## [GOAL OF THE EXERCISE]
Leave out any picture and return the remaining listing below exactly as given.
····················
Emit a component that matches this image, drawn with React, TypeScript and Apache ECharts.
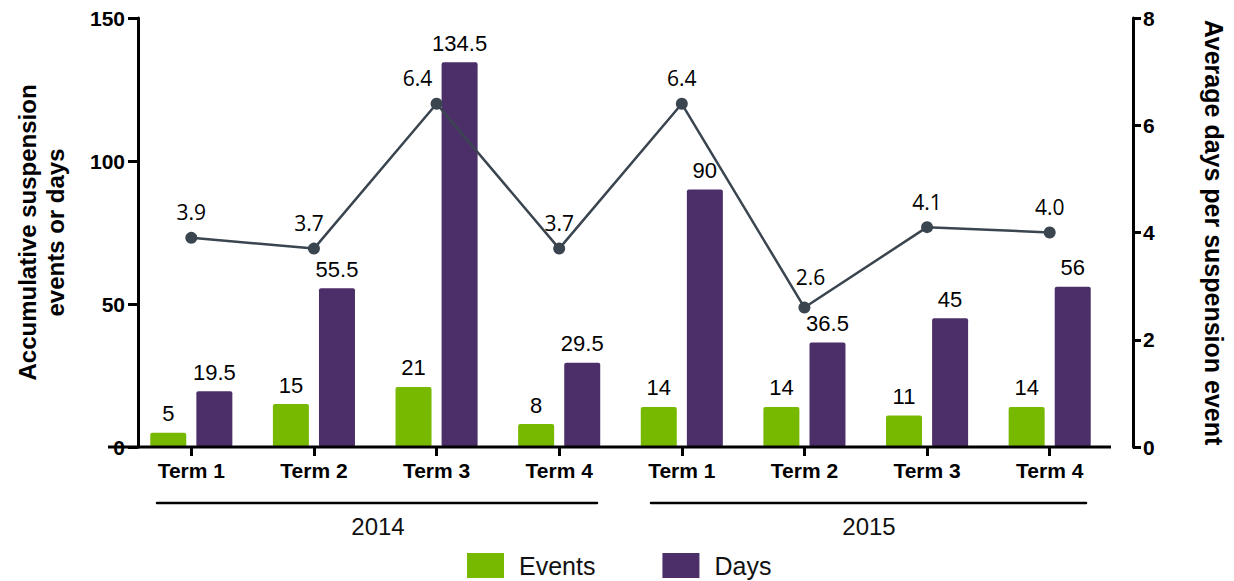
import React, { useEffect, useRef } from "react";
import * as echarts from "echarts";

const categories = ["Term 1", "Term 2", "Term 3", "Term 4", "Term 1", "Term 2", "Term 3", "Term 4"];
const events = [5, 15, 21, 8, 14, 14, 11, 14];
const days = [19.5, 55.5, 134.5, 29.5, 90, 36.5, 45, 56];
const avgDays = [3.9, 3.7, 6.4, 3.7, 6.4, 2.6, 4.1, 4.0];
const avgLabelOffsets = [[0, 0], [-5, 0], [-19, 0], [0, 0], [0, 0], [6, -5], [0, 0], [0, 0]];
const years = ["2014", "2015"];

const FONT = "Arial, 'Liberation Sans', sans-serif";
const GREEN = "#77b800";
const PURPLE = "#4c2f69";
const LINE = "#3a4550";

export default function App() {
  const ref = useRef<HTMLDivElement>(null);
  useEffect(() => {
    if (!ref.current) return;
    const chart = echarts.init(ref.current, null, { renderer: "svg" });
    const option: any = {
      animation: false,
      backgroundColor: "#ffffff",
      grid: { left: 130, right: 113, top: 18, bottom: 134, containLabel: false },
      legend: {
        data: ["Events", "Days"],
        left: 467,
        top: 553,
        padding: 0,
        icon: "rect",
        itemWidth: 37,
        itemHeight: 25,
        itemGap: 67,
        textStyle: { fontFamily: FONT, fontSize: 25, color: "#111", padding: [0, 0, 0, 10] },
      },
      xAxis: {
        type: "category",
        data: categories,
        axisLine: { show: false },
        axisTick: { show: true, alignWithLabel: true, length: 9, lineStyle: { color: "#000", width: 3 } },
        axisLabel: { fontFamily: FONT, fontSize: 21, fontWeight: "bold", color: "#000", margin: 13 },
      },
      yAxis: [
        {
          type: "value",
          min: 0,
          max: 150,
          interval: 50,
          offset: -8,
          name: "Accumulative suspension\nevents or days",
          nameLocation: "middle",
          nameRotate: 90,
          nameGap: 69,
          nameTextStyle: { fontFamily: FONT, fontSize: 24, fontWeight: "bold", color: "#000", lineHeight: 28 },
          axisLine: { show: true, lineStyle: { color: "#000", width: 3 } },
          axisTick: { show: true, length: 10, lineStyle: { color: "#000", width: 3 } },
          axisLabel: { fontFamily: FONT, fontSize: 21, fontWeight: "bold", color: "#000", margin: 13 },
          splitLine: { show: false },
        },
        {
          type: "value",
          min: 0,
          max: 8,
          interval: 2,
          offset: 22,
          position: "right",
          name: "Average days per suspension event",
          nameLocation: "middle",
          nameRotate: -90,
          nameGap: 68,
          nameTextStyle: { fontFamily: FONT, fontSize: 25, fontWeight: "bold", color: "#000" },
          axisLine: { show: true, lineStyle: { color: "#000", width: 3 } },
          axisTick: { show: true, length: 8, lineStyle: { color: "#000", width: 3 } },
          axisLabel: { fontFamily: FONT, fontSize: 21, fontWeight: "bold", color: "#000", margin: 10 },
          splitLine: { show: false },
        },
      ],
      series: [
        {
          name: "Events",
          type: "bar",
          data: events,
          barWidth: 36,
          barGap: "28%",
          itemStyle: { color: GREEN, borderRadius: 2 },
          label: { show: true, position: "top", distance: 8, fontFamily: FONT, fontSize: 22, color: "#000" },
        },
        {
          name: "Days",
          type: "bar",
          data: days,
          barWidth: 36,
          barGap: "28%",
          itemStyle: { color: PURPLE, borderRadius: 2 },
          label: { show: true, position: "top", distance: 8, fontFamily: FONT, fontSize: 22, color: "#000" },
        },
        {
          name: "Average",
          type: "line",
          yAxisIndex: 1,
          data: avgDays.map((v, i) => ({
            value: v,
            label: { offset: avgLabelOffsets[i] },
          })),
          symbol: "circle",
          symbolSize: 12,
          z: 5,
          lineStyle: { color: LINE, width: 2.5 },
          itemStyle: { color: LINE },
          label: {
            show: true,
            position: "top",
            distance: 9,
            fontFamily: "'Open Sans', 'Noto Sans', sans-serif",
            fontSize: 21,
            color: "#000",
            formatter: (p: any) => Number(p.value).toFixed(1),
          },
        },
      ],
      graphic: [
        { type: "line", shape: { x1: 108, y1: 447, x2: 1111, y2: 447 }, style: { stroke: "#000", lineWidth: 3 }, z: 10 },
        { type: "line", shape: { x1: 157, y1: 503, x2: 597, y2: 503 }, style: { stroke: "#000", lineWidth: 2.5, lineCap: "round" } },
        { type: "line", shape: { x1: 651, y1: 503, x2: 1086, y2: 503 }, style: { stroke: "#000", lineWidth: 2.5, lineCap: "round" } },
        { type: "text", x: 378, y: 526, style: { text: years[0], fontFamily: FONT, fontSize: 24, fill: "#111", textAlign: "center", textVerticalAlign: "middle" } },
        { type: "text", x: 869, y: 526, style: { text: years[1], fontFamily: FONT, fontSize: 24, fill: "#111", textAlign: "center", textVerticalAlign: "middle" } },
      ],
    };
    chart.setOption(option);
    return () => chart.dispose();
  }, []);
  return <div ref={ref} style={{ position: "absolute", left: 0, top: 0, width: 1234, height: 581 }} />;
}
····················
## [EXPECTED ANSWER]
Emit a component that matches this image, drawn with React, TypeScript and Apache ECharts.
import React, { useEffect, useRef } from "react";
import * as echarts from "echarts";

const categories = ["Term 1", "Term 2", "Term 3", "Term 4", "Term 1", "Term 2", "Term 3", "Term 4"];
const events = [5, 15, 21, 8, 14, 14, 11, 14];
const days = [19.5, 55.5, 134.5, 29.5, 90, 36.5, 45, 56];
const avgDays = [3.9, 3.7, 6.4, 3.7, 6.4, 2.6, 4.1, 4.0];
const avgLabelOffsets = [[0, 0], [-5, 0], [-19, 0], [0, 0], [0, 0], [6, -5], [0, 0], [0, 0]];
const years = ["2014", "2015"];

const FONT = "Arial, 'Liberation Sans', sans-serif";
const GREEN = "#77b800";
const PURPLE = "#4c2f69";
const LINE = "#3a4550";

export default function App() {
  const ref = useRef<HTMLDivElement>(null);
  useEffect(() => {
    if (!ref.current) return;
    const chart = echarts.init(ref.current, null, { renderer: "svg" });
    const option: any = {
      animation: false,
      backgroundColor: "#ffffff",
      grid: { left: 130, right: 113, top: 18, bottom: 134, containLabel: false },
      legend: {
        data: ["Events", "Days"],
        left: 467,
        top: 553,
        padding: 0,
        icon: "rect",
        itemWidth: 37,
        itemHeight: 25,
        itemGap: 67,
        textStyle: { fontFamily: FONT, fontSize: 25, color: "#111", padding: [0, 0, 0, 10] },
      },
      xAxis: {
        type: "category",
        data: categories,
        axisLine: { show: false },
        axisTick: { show: true, alignWithLabel: true, length: 9, lineStyle: { color: "#000", width: 3 } },
        axisLabel: { fontFamily: FONT, fontSize: 21, fontWeight: "bold", color: "#000", margin: 13 },
      },
      yAxis: [
        {
          type: "value",
          min: 0,
          max: 150,
          interval: 50,
          offset: -8,
          name: "Accumulative suspension\nevents or days",
          nameLocation: "middle",
          nameRotate: 90,
          nameGap: 69,
          nameTextStyle: { fontFamily: FONT, fontSize: 24, fontWeight: "bold", color: "#000", lineHeight: 28 },
          axisLine: { show: true, lineStyle: { color: "#000", width: 3 } },
          axisTick: { show: true, length: 10, lineStyle: { color: "#000", width: 3 } },
          axisLabel: { fontFamily: FONT, fontSize: 21, fontWeight: "bold", color: "#000", margin: 13 },
          splitLine: { show: false },
        },
        {
          type: "value",
          min: 0,
          max: 8,
          interval: 2,
          offset: 22,
          position: "right",
          name: "Average days per suspension event",
          nameLocation: "middle",
          nameRotate: -90,
          nameGap: 68,
          nameTextStyle: { fontFamily: FONT, fontSize: 25, fontWeight: "bold", color: "#000" },
          axisLine: { show: true, lineStyle: { color: "#000", width: 3 } },
          axisTick: { show: true, length: 8, lineStyle: { color: "#000", width: 3 } },
          axisLabel: { fontFamily: FONT, fontSize: 21, fontWeight: "bold", color: "#000", margin: 10 },
          splitLine: { show: false },
        },
      ],
      series: [
        {
          name: "Events",
          type: "bar",
          data: events,
          barWidth: 36,
          barGap: "28%",
          itemStyle: { color: GREEN, borderRadius: 2 },
          label: { show: true, position: "top", distance: 8, fontFamily: FONT, fontSize: 22, color: "#000" },
        },
        {
          name: "Days",
          type: "bar",
          data: days,
          barWidth: 36,
          barGap: "28%",
          itemStyle: { color: PURPLE, borderRadius: 2 },
          label: { show: true, position: "top", distance: 8, fontFamily: FONT, fontSize: 22, color: "#000" },
        },
        {
          name: "Average",
          type: "line",
          yAxisIndex: 1,
          data: avgDays.map((v, i) => ({
            value: v,
            label: { offset: avgLabelOffsets[i] },
          })),
          symbol: "circle",
          symbolSize: 12,
          z: 5,
          lineStyle: { color: LINE, width: 2.5 },
          itemStyle: { color: LINE },
          label: {
            show: true,
            position: "top",
            distance: 9,
            fontFamily: "'Open Sans', 'Noto Sans', sans-serif",
            fontSize: 21,
            color: "#000",
            formatter: (p: any) => Number(p.value).toFixed(1),
          },
        },
      ],
      graphic: [
        { type: "line", shape: { x1: 108, y1: 447, x2: 1111, y2: 447 }, style: { stroke: "#000", lineWidth: 3 }, z: 10 },
        { type: "line", shape: { x1: 157, y1: 503, x2: 597, y2: 503 }, style: { stroke: "#000", lineWidth: 2.5, lineCap: "round" } },
        { type: "line", shape: { x1: 651, y1: 503, x2: 1086, y2: 503 }, style: { stroke: "#000", lineWidth: 2.5, lineCap: "round" } },
        { type: "text", x: 378, y: 526, style: { text: years[0], fontFamily: FONT, fontSize: 24, fill: "#111", textAlign: "center", textVerticalAlign: "middle" } },
        { type: "text", x: 869, y: 526, style: { text: years[1], fontFamily: FONT, fontSize: 24, fill: "#111", textAlign: "center", textVerticalAlign: "middle" } },
      ],
    };
    chart.setOption(option);
    return () => chart.dispose();
  }, []);
  return <div ref={ref} style={{ position: "absolute", left: 0, top: 0, width: 1234, height: 581 }} />;
}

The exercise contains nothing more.